Fischer and his team were not the only ones to get "lucky" at CLSA. The Asian oil and gas team comprising Simon Powell and Nelson Wang put their clients into Anton Oilfield Services at around HK$1 and have watched the stock rise more than 330 per cent over the past 12 months, making it Hong Kong 's best performing stock last year. But all good things come to an end. "We struggle to find a suitable valuation approach to justify current price levels and can only conclude that the market is pricing in blue-sky from shale gas, or is expecting much more growth than the sell side currently forecast," they wrote in a recent report calling time on the stock. Anton, which provides drilling and fracking services for oil and gas wells, has fallen by around 20 per cent since CLSA's recent sell recommendation.
SPRG in the fast lane
Hong Kong public relations firm SPRG has done well, surprisingly well some would say, in securing a deal with luxury sports car manufacturer Automobili Lamborghini. It will act as PR firm in its daily operations and major projects in China and selected countries in Asia-Pacific, according to Marketing magazine.
Aside from increasing familiarity to motorists, SPRG is being hired to build a more dynamic brand image of the label in the country, which is now Lamborghini's second largest market in the world as it celebrates its 50th anniversary this year. We'll know if SPRG has been successful when the children of senior party officials end up killing themselves at the wheel of a Lamborghini rather than a Ferrari, as they did in a number of highly publicised incidents last year.
We are looking forward with some anticipation to seeing what the Promoting Happiness Index Foundation and Hong Kong Productivity Council will come up with on Monday at their press conference.
This is the team, it will be recalled, that last year came up with Hong Kong's happiness at work index. The aim of this, according to its website, is "to help Hong Kong businesses enhance staff morale and create a delightful corporate culture conducive to standing against adversity …" It has to be said we have yet to experience the full benefit of this exercise.

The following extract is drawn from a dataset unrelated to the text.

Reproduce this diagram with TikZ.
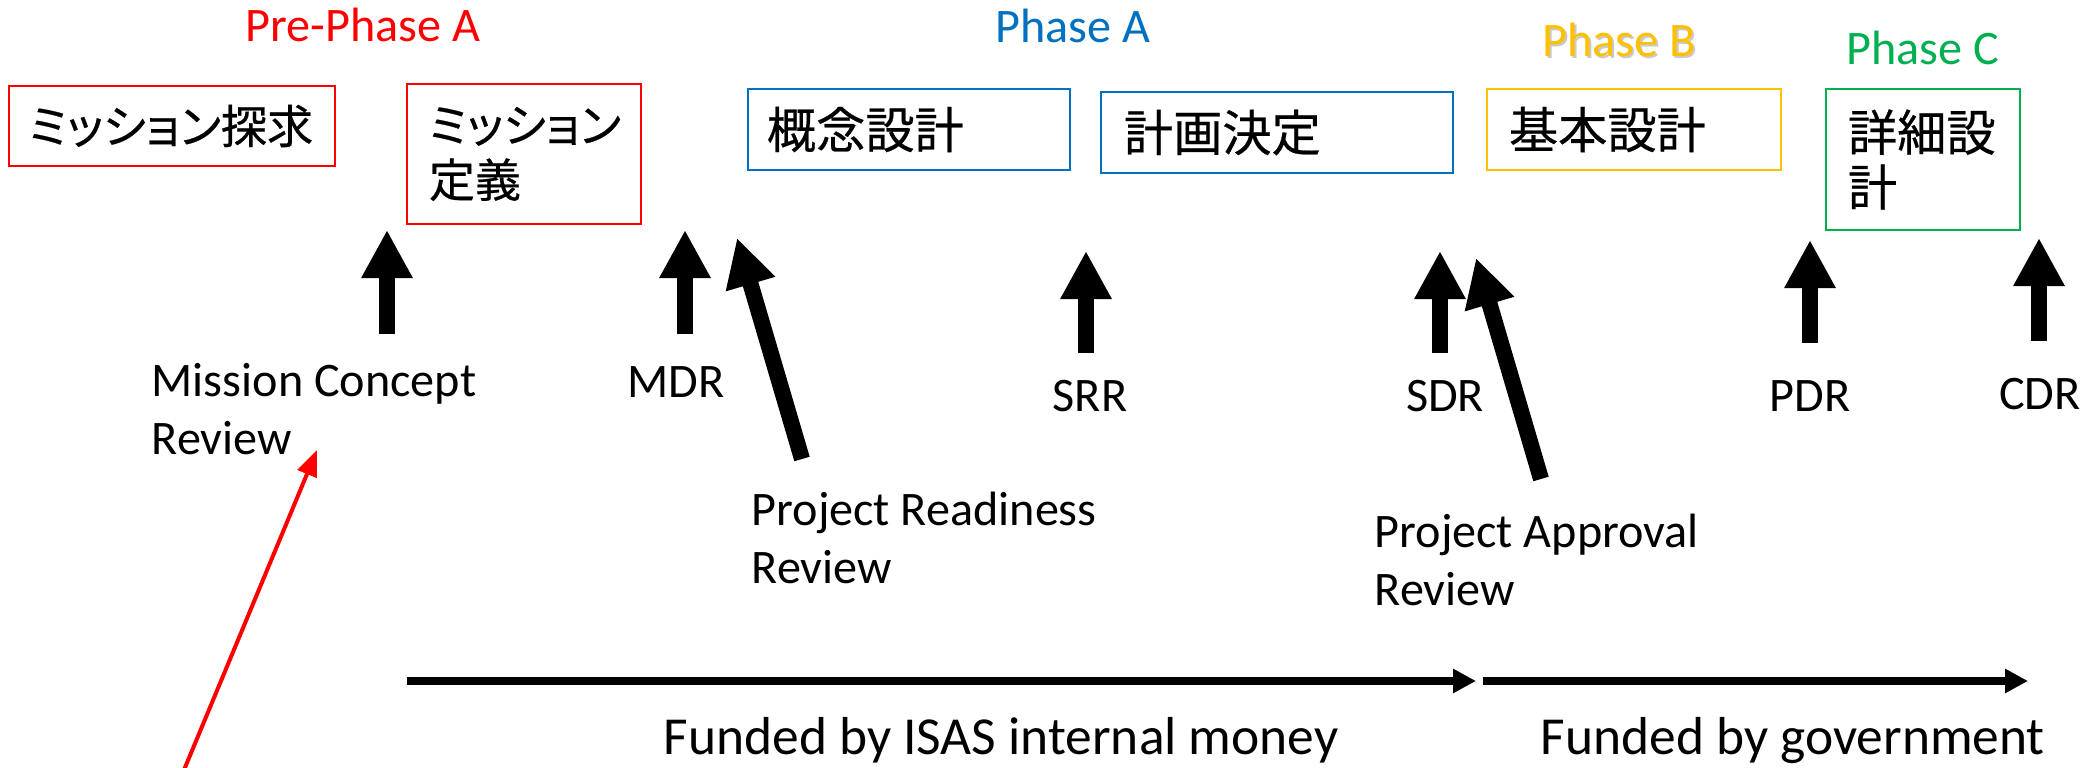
\documentclass[tikz,border=0pt]{standalone}
\usepackage{fontspec}
\setmainfont{Carlito}
\newfontfamily\jp[FakeBold=0.5]{Noto Sans CJK JP}
\newfontfamily\jpp[RawFeature=+palt,FakeBold=0.5]{Noto Sans CJK JP}
\usetikzlibrary{arrows.meta}
\definecolor{pRed}{HTML}{FF0000}
\definecolor{pBlue}{HTML}{0070C0}
\definecolor{pOrange}{HTML}{FFC000}
\definecolor{pGreen}{HTML}{00B050}
\begin{document}
\begin{tikzpicture}[x=0.01cm,y=-0.01cm,
  phase/.style={anchor=base, inner sep=0, font=\fontsize{13.7}{16}\selectfont},
  box/.style={draw, line width=0.6pt, anchor=center, align=left, inner ysep=0,
    font=\jp\fontsize{14}{15.6}\selectfont},
  kana/.style={font=\jpp\fontsize{13.1}{15.6}\selectfont},
  lbl/.style={inner sep=0, align=left, font=\fontsize{13.7}{16.6}\selectfont},
  fundlbl/.style={inner sep=0, anchor=base west, font=\fontsize{15.2}{18}\selectfont},
  blk/.style={line width=0.16cm, -{Triangle[length=0.48cm,width=0.48cm]}},
  fund/.style={line width=0.08cm, -{Triangle[length=0.23cm,width=0.23cm]}},
  redarr/.style={pRed, line width=0.04cm, -{Triangle[length=0.26cm,width=0.2cm]}}]
\useasboundingbox (0,0) rectangle (2085,768);

% phase titles
\node[phase, text=pRed] (ph0) at (363,42) {Pre-Phase A};
\node[phase, text=pBlue] (ph1) at (1073,43) {Phase A};
\node[phase, text=black!35, opacity=0.6] (ph2s) at (1621,59) {Phase B};
\node[phase, text=pOrange] (ph2) at (1619,57) {Phase B};
\node[phase, text=pGreen] (ph3) at (1923,65) {Phase C};

% boxes
\node[box, kana, draw=pRed, minimum width=3.26cm, minimum height=0.8cm, text width=2.86cm, inner xsep=0.2cm] (b1) at (172,126) {ミッション探求};
\node[box, kana, draw=pRed, minimum width=2.34cm, minimum height=1.4cm, text width=1.90cm, inner xsep=0.22cm] (b2) at (524,154) {ミッション\\定義};
\node[box, draw=pBlue, minimum width=3.22cm, minimum height=0.81cm, text width=2.84cm, inner xsep=0.19cm] (b3) at (909,129.5) {概念設計};
\node[box, draw=pBlue, minimum width=3.52cm, minimum height=0.81cm, text width=3.06cm, inner xsep=0.23cm] (b4) at (1277,132.5) {計画決定};
\node[box, draw=pOrange, minimum width=2.94cm, minimum height=0.81cm, text width=2.50cm, inner xsep=0.22cm] (b5) at (1634,129.5) {基本設計};
\node[box, draw=pGreen, minimum width=1.94cm, minimum height=1.41cm, text width=1.50cm, inner xsep=0.22cm] (b6) at (1923,159.5) {詳細設\\計};

% review labels (base anchor = last line)
\node[lbl, anchor=base west] (mcr) at (151,455) {Mission Concept\\Review};
\node[lbl, anchor=base] (mdr) at (676,398) {MDR};
\node[lbl, anchor=base west] (prr) at (751,583.5) {Project Readiness\\Review};
\node[lbl, anchor=base] (srr) at (1090,412) {SRR};
\node[lbl, anchor=base] (sdr) at (1445,412) {SDR};
\node[lbl, anchor=base west] (par) at (1374,606) {Project Approval\\Review};
\node[lbl, anchor=base] (pdr) at (1810,412) {PDR};
\node[lbl, anchor=base] (cdr) at (2040,410) {CDR};

\node[fundlbl] (fisas) at (663,755) {Funded by ISAS internal money};
\node[fundlbl] (fgov) at (1540,755) {Funded by government};

% arrow end points
\coordinate (a1s) at (387,334); \coordinate (a1e) at (387,230);
\coordinate (a2s) at (685,334); \coordinate (a2e) at (685,230);
\coordinate (a3s) at (802,459); \coordinate (a3e) at (737,238);
\coordinate (a4s) at (1086,353); \coordinate (a4e) at (1086,251);
\coordinate (a5s) at (1440,353); \coordinate (a5e) at (1440,251);
\coordinate (a6s) at (1541,479); \coordinate (a6e) at (1476,258);
\coordinate (a7s) at (1810,343); \coordinate (a7e) at (1810,240);
\coordinate (a8s) at (2039,341); \coordinate (a8e) at (2039,238);
\coordinate (f1s) at (407,681); \coordinate (f1e) at (1476,681);
\coordinate (f2s) at (1483,681); \coordinate (f2e) at (2028,681);
\coordinate (rs) at (184,770); \coordinate (re) at (317,450);

\draw[blk] (a1s) -- (a1e);
\draw[blk] (a2s) -- (a2e);
\draw[blk] (a3s) -- (a3e);
\draw[blk] (a4s) -- (a4e);
\draw[blk] (a5s) -- (a5e);
\draw[blk] (a6s) -- (a6e);
\draw[blk] (a7s) -- (a7e);
\draw[blk] (a8s) -- (a8e);
\draw[fund] (f1s) -- (f1e);
\draw[fund] (f2s) -- (f2e);
\draw[redarr] (rs) -- (re);
\end{tikzpicture}
\end{document}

However, on Monday the team takes its work a stage further with the launch of the "Happy Organisation Label Scheme". The implication appears to be that happiness in the work place can be enhanced by "happy labels". This appears fanciful but we don't want to prejudge. Gregory So Kam-leung, Secretary for Commerce and Economic Development, will be presiding over the event. Perhaps he should be renamed Secretary for Happiness.
Bad name syndrome
Li & Fung, the largest Hong Kong-listed trading and distribution company, yesterday warned its core operating profit would drop 40 per cent for the 2012 financial year which ended on December 31, mainly due to problems in its US subsidiary LF USA. The company replaced the president of its US operations in December. He was somewhat unfortunately named Richard Nixon Darling. A case of bad karma, perhaps.